▶ _Written request_:
Single out the lines that include the word "this". Copy them.

++++++

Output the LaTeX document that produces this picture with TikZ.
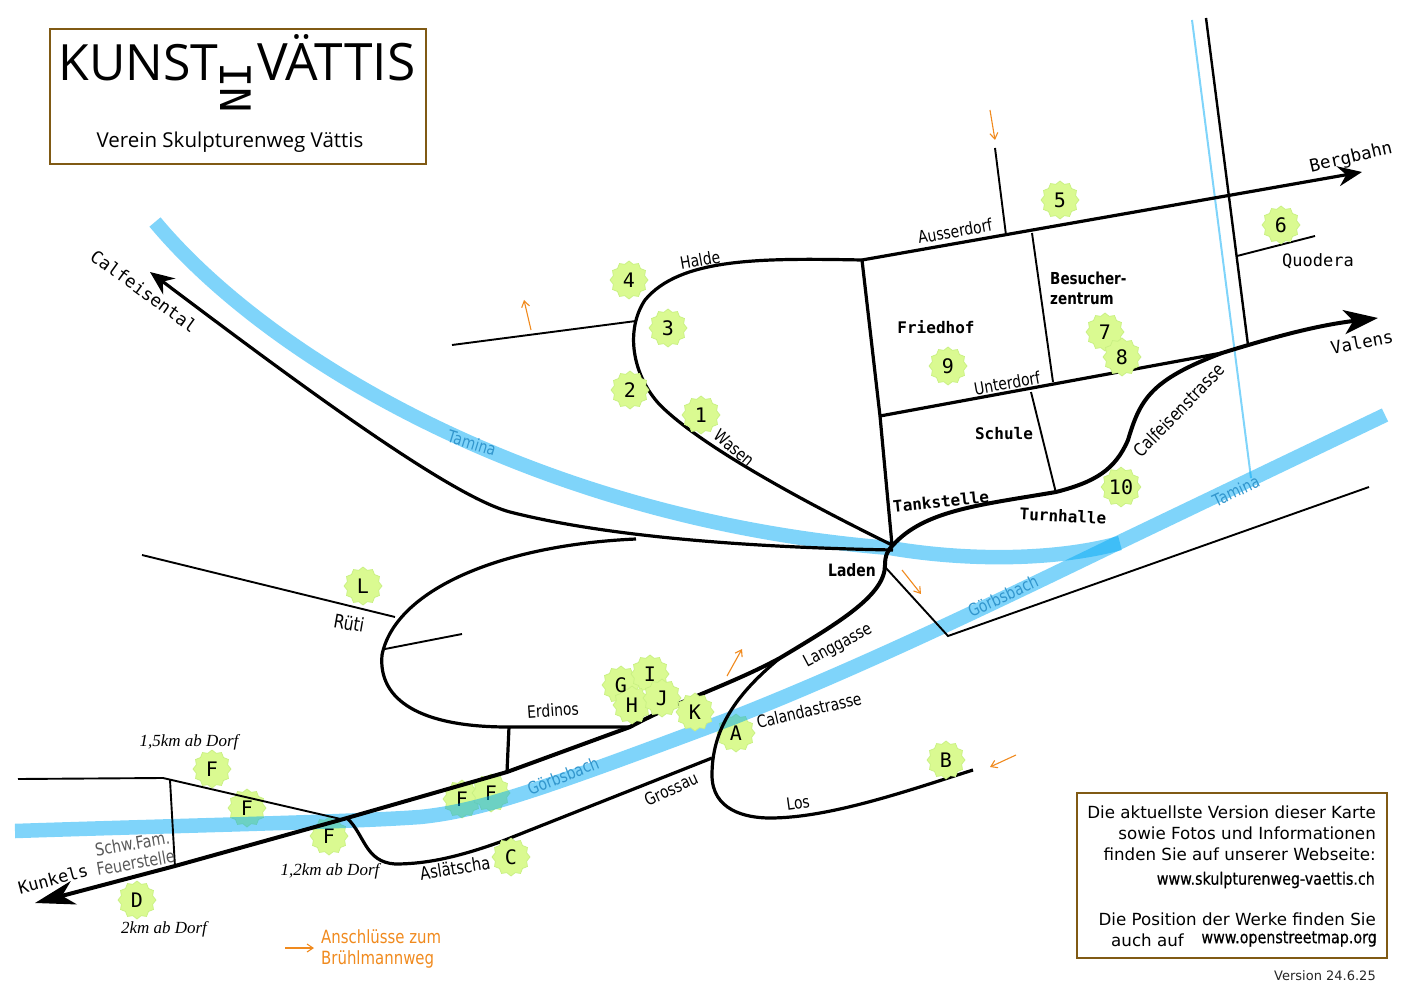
\documentclass[tikz,border=0pt]{standalone}
\usepackage{fontspec}
\usepackage{tikz}
\usetikzlibrary{shapes.geometric, arrows.meta, positioning}
\setmainfont{DejaVu Sans}
\newfontfamily\monofam{DejaVu Sans Mono}
\newfontfamily\titlefam{Open Sans}
\newfontfamily\timesfam{Liberation Serif}
\newfontfamily\condfam[FakeStretch=0.82]{DejaVu Sans}
\newfontfamily\urlfam[FakeStretch=0.84, FakeBold=0.6]{DejaVu Sans}
\newcommand{\fsz}[1]{\fontsize{#1}{#1}\selectfont}
\definecolor{riverblue}{RGB}{0, 169, 245}
\definecolor{riverlabel}{RGB}{50, 150, 205}
\definecolor{boxbrown}{RGB}{128, 90, 20}
\definecolor{hintorange}{RGB}{240, 138, 30}
\definecolor{starfill}{RGB}{218, 250, 145}
\definecolor{starline}{RGB}{200, 240, 130}
\tikzset{
  roadthick/.style={draw=black, line width=4pt},
  roadmid/.style={draw=black, line width=3.2pt},
  roadthin/.style={draw=black, line width=1.9pt},
  riverband/.style={draw=riverblue, draw opacity=0.5, line width=14.5pt},
  hintarrow/.style={draw=hintorange, line width=1.1pt, -{Straight Barb[length=6pt, width=8pt]}},
  workstar/.style={star, star points=12, star point ratio=1.17, minimum size=38pt, inner sep=0pt, fill=starfill, draw=starline, line width=0.7pt, font=\monofam\fsz{20}},
  starletter/.style={inner sep=0pt, font=\monofam\fsz{20}},
  roadlabel/.style={font=\condfam\fsz{17}, inner sep=0pt},
  monolabel/.style={font=\monofam\fsz{17}, inner sep=0pt},
  placelabel/.style={font=\monofam\bfseries\fsz{16}, inner sep=0pt},
  riverlabeltext/.style={font=\condfam\fsz{17}, text=riverlabel, inner sep=0pt},
  kmlabel/.style={font=\timesfam\itshape\fsz{17}, inner sep=0pt},
  infobox/.style={draw=boxbrown, line width=2.2pt},
}
\begin{document}
\begin{tikzpicture}[x=1pt, y=-1pt]
  \useasboundingbox (0,0) rectangle (1414,1000);

  % Stars below the water
  \node[workstar] (starFa) at (247,808) {F};
  \node[workstar] (starFb) at (329,836) {F};
  \node[workstar] (starFc) at (462,799) {F};
  \node[workstar] (starFd) at (491,793) {F};
  \node[workstar] (starA) at (736,733) {A};

  % Water
  \draw[riverband] (155,222) .. controls (270,360) and (540,520) .. (890,548) .. controls (960,560) and (1050,562) .. (1120,543);
  \draw[riverband] (15,831) .. controls (200,825) and (350,822) .. (420,817) .. controls (480,811) and (540,790) .. (727,720) .. controls (860,668) and (1000,600) .. (1120,542) -- (1385,415);
  \draw[draw=riverblue, draw opacity=0.5, line width=2pt] (1192,20) -- (1251,478);

  % Main roads
  \draw[roadthick, {Stealth[length=40pt, width=24pt, inset=12pt]}-{Stealth[length=34pt, width=24pt, inset=9pt]}] (35,903) -- (175,866) -- (340,820) -- (507,772) -- (630,727) .. controls (680,700) and (730,685) .. (780,658) .. controls (840,622) and (885,595) .. (885,565) .. controls (885,555) and (888,550) .. (893,545) .. controls (925,510) and (980,505) .. (1056,492) .. controls (1095,482) and (1115,470) .. (1128,440) .. controls (1140,400) and (1150,380) .. (1222,353) .. controls (1280,335) and (1320,325) .. (1378,318);
  \draw[roadmid, -{Stealth[length=24pt, width=20pt, inset=8pt]}] (893,550) .. controls (780,548) and (620,540) .. (510,512) .. controls (450,496) and (300,385) .. (150,272);
  \draw[roadmid] (636,539) .. controls (500,545) and (395,590) .. (382,655) .. controls (378,700) and (420,727) .. (508,727) -- (630,727);
  \draw[roadmid] (509,727) -- (507,772);
  \draw[roadmid] (862,260) .. controls (760,258) and (680,258) .. (645,300) .. controls (625,330) and (632,375) .. (660,405) .. controls (700,445) and (800,500) .. (892,545);
  \draw[roadmid, -{Stealth[length=24pt, width=20pt, inset=8pt]}] (862,260) -- (1362,172);
  \draw[roadmid] (862,260) -- (880,416) -- (892,545);
  \draw[roadmid] (880,416) -- (1222,353);
  \draw[roadmid] (780,658) .. controls (735,695) and (712,730) .. (712,775) .. controls (712,810) and (745,818) .. (770,818) .. controls (830,818) and (910,790) .. (973,770);
  \draw[roadmid] (712,758) -- (500,842) .. controls (450,860) and (420,864) .. (395,864) .. controls (365,862) and (365,835) .. (347,818);

  % Side roads
  \draw[roadthin] (995,148) -- (1006,235);
  \draw[roadthin] (1032,233) -- (1053,382);
  \draw[roadthin] (1031,392) -- (1056,493);
  \draw[roadmid, line width=2.4pt] (1206,18) -- (1248,345);
  \draw[roadthin] (1237,256) -- (1315,236);
  \draw[roadthin] (452,345) -- (636,321);
  \draw[roadthin] (142,555) -- (395,617);
  \draw[roadthin] (385,649) -- (462,634);
  \draw[roadthin] (886,568) -- (948,636) -- (1369,487);
  \draw[roadthin] (18,779) -- (163,778) -- (345,820);
  \draw[roadthin] (170,780) -- (175,867);

  % Stars above the roads
  \node[workstar] (starFe) at (212,769) {F};
  \node[workstar] (starD) at (137,900) {D};
  \node[workstar] (starC) at (511,857) {C};
  \node[workstar] (starB) at (946,760) {B};
  \node[workstar] (starL) at (363,586) {L};
  \node[workstar] (starG) at (621,685) {};
  \node[workstar] (starI) at (650,674) {};
  \node[workstar] (starH) at (632,705) {};
  \node[workstar] (starJ) at (662,698) {};
  \node[starletter] (letterG) at (starG) {G};
  \node[starletter] (letterI) at (starI) {I};
  \node[starletter] (letterH) at (starH) {H};
  \node[starletter] (letterJ) at (starJ) {J};
  \node[workstar] (starK) at (695,712) {K};
  \node[workstar] (star1) at (701,415) {1};
  \node[workstar] (star2) at (630,390) {2};
  \node[workstar] (star3) at (668,328) {3};
  \node[workstar] (star4) at (629,280) {4};
  \node[workstar] (star5) at (1060,200) {5};
  \node[workstar] (star6) at (1281,225) {6};
  \node[workstar] (star7) at (1105,332) {7};
  \node[workstar] (star8) at (1122,357) {8};
  \node[workstar] (star9) at (948,366) {9};
  \node[workstar] (star10) at (1121,487) {10};

  % Hints
  \draw[hintarrow] (531,330) -- (524,300);
  \draw[hintarrow] (990,110) -- (995,140);
  \draw[hintarrow] (902,570) -- (921,594);
  \draw[hintarrow] (727,676) -- (742,649);
  \draw[hintarrow] (1016,755) -- (990,767);
  \draw[hintarrow] (285,948) -- (314,948);
  \node[font=\condfam\fsz{18.2}, text=hintorange, align=left, anchor=west, inner sep=0pt] (hintText) at (321,949) {Anschlüsse zum\\[3pt]Brühlmannweg};

  % Road names
  \node[roadlabel, rotate=10] (halde) at (700,260) {Halde};
  \node[roadlabel, rotate=-40] (wasen) at (734,448) {Wasen};
  \node[roadlabel, rotate=10] (ausserdorf) at (955,231) {Ausserdorf};
  \node[roadlabel, rotate=10] (unterdorf) at (1007,383) {Unterdorf};
  \node[roadlabel, rotate=46, font=\condfam\fsz{18}] (calfeisenstr) at (1179,410) {Calfeisenstrasse};
  \node[roadlabel, rotate=28] (langgasse) at (838,646) {Langgasse};
  \node[roadlabel, rotate=13] (calanda) at (809,710) {Calandastrasse};
  \node[roadlabel, rotate=8] (los) at (798,803) {Los};
  \node[roadlabel, rotate=25] (grossau) at (671,789) {Grossau};
  \node[roadlabel, rotate=4] (erdinos) at (553,710) {Erdinos};
  \node[roadlabel, rotate=-10, font=\condfam\fsz{19}] (rueti) at (349,623) {Rüti};
  \node[roadlabel, rotate=9, font=\condfam\fsz{18}] (aslaetscha) at (455,868) {Aslätscha};
  \node[roadlabel, rotate=10, text=black!65, align=center, font=\condfam\fsz{17.5}] (feuerstelle) at (134,853) {Schw.Fam.\\[2pt]Feuerstelle};

  \node[monolabel, rotate=-36, font=\monofam\fsz{17.5}] (calfeisental) at (144,291) {Calfeisental};
  \node[monolabel, rotate=13, font=\monofam\fsz{17.5}] (bergbahn) at (1351,158) {Bergbahn};
  \node[monolabel, rotate=11, font=\monofam\fsz{17.5}] (valens) at (1362,342) {Valens};
  \node[monolabel, rotate=15] (kunkels) at (53,879) {Kunkels};
  \node[monolabel] (quodera) at (1318,261) {Quodera};

  \node[placelabel] (friedhof) at (936,327) {Friedhof};
  \node[placelabel] (schule) at (1004,434) {Schule};
  \node[placelabel, rotate=6] (tankstelle) at (941,502) {Tankstelle};
  \node[placelabel, rotate=-3] (turnhalle) at (1063,516) {Turnhalle};
  \node[placelabel, font=\condfam\bfseries\fsz{17}] (laden) at (852,570) {Laden};
  \node[placelabel, font=\condfam\bfseries\fsz{16.5}, align=left, anchor=north west] (besucher) at (1050,272) {Besucher-\\[3pt]zentrum};

  \node[riverlabeltext, rotate=-17] (taminaA) at (472,443) {Tamina};
  \node[riverlabeltext, rotate=25] (taminaB) at (1236,491) {Tamina};
  \node[riverlabeltext, rotate=25] (goerbsA) at (1003,596) {Görbsbach};
  \node[riverlabeltext, rotate=22] (goerbsB) at (563,776) {Görbsbach};

  \node[kmlabel] (kmA) at (189,742) {1,5km ab Dorf};
  \node[kmlabel] (kmB) at (330,871) {1,2km ab Dorf};
  \node[kmlabel] (kmC) at (164,929) {2km ab Dorf};

  % Title box
  \node[infobox, minimum width=376pt, minimum height=135pt, anchor=north west] (titleBox) at (49,28) {};
  \node[font=\titlefam\fsz{50}, anchor=base west, inner sep=0pt] (titleA) at (58.5,81) {KUNST};
  \node[font=\titlefam\fsz{51.5}, anchor=base west, inner sep=0pt] (titleB) at (257,81) {VÄTTIS};
  \node[font=\monofam\fsz{42}, rotate=-90, inner sep=0pt] (titleIn) at (236,88) {IN};
  \node[font=\titlefam\fsz{20.5}, inner sep=0pt] (titleSub) at (230,142) {Verein Skulpturenweg Vättis};

  % Info box
  \node[infobox, minimum width=310pt, minimum height=165pt, anchor=north west] (infoBox) at (1076,792) {};
  \node[font=\fsz{16.7}, align=right, anchor=north east, inner sep=0pt] (infoA) at (1376,806) {Die aktuellste Version dieser Karte\\[4.3pt]sowie Fotos und Informationen\\[4.3pt]finden Sie auf unserer Webseite:};
  \node[font=\urlfam\fsz{17}, anchor=east, inner sep=0pt] (infoUrlA) at (1375,880) {www.skulpturenweg-vaettis.ch};
  \node[font=\fsz{16.7}, anchor=east, inner sep=0pt] (infoB) at (1376,919) {Die Position der Werke finden Sie};
  \node[font=\fsz{16.7}, anchor=west, inner sep=0pt] (infoC) at (1111,940) {auch auf};
  \node[font=\urlfam\fsz{17}, anchor=east, inner sep=0pt] (infoUrlB) at (1377,939) {www.openstreetmap.org};
  \node[font=\fsz{13}, text=black!85, inner sep=0pt] (version) at (1325,976) {Version 24.6.25};
\end{tikzpicture}
\end{document}
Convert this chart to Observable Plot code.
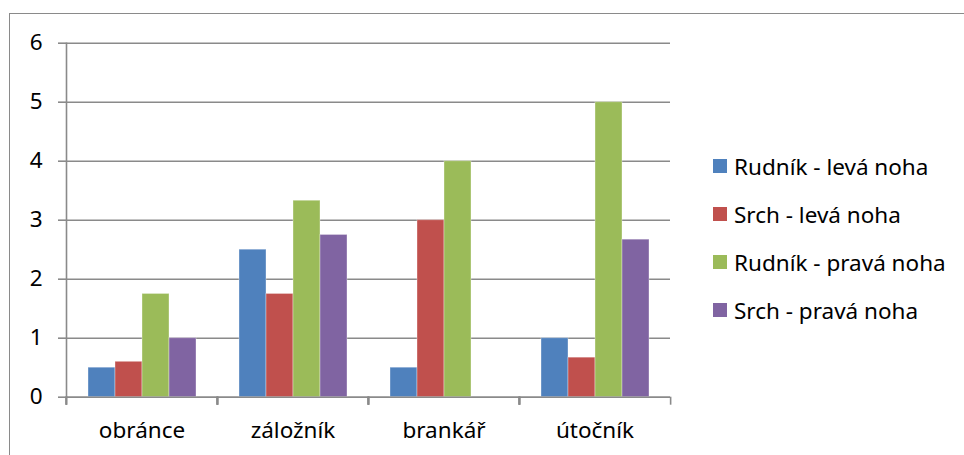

++++++

▶ _Response_:
Output the LaTeX document that produces this picture with TikZ.
Convert this chart to Observable Plot code.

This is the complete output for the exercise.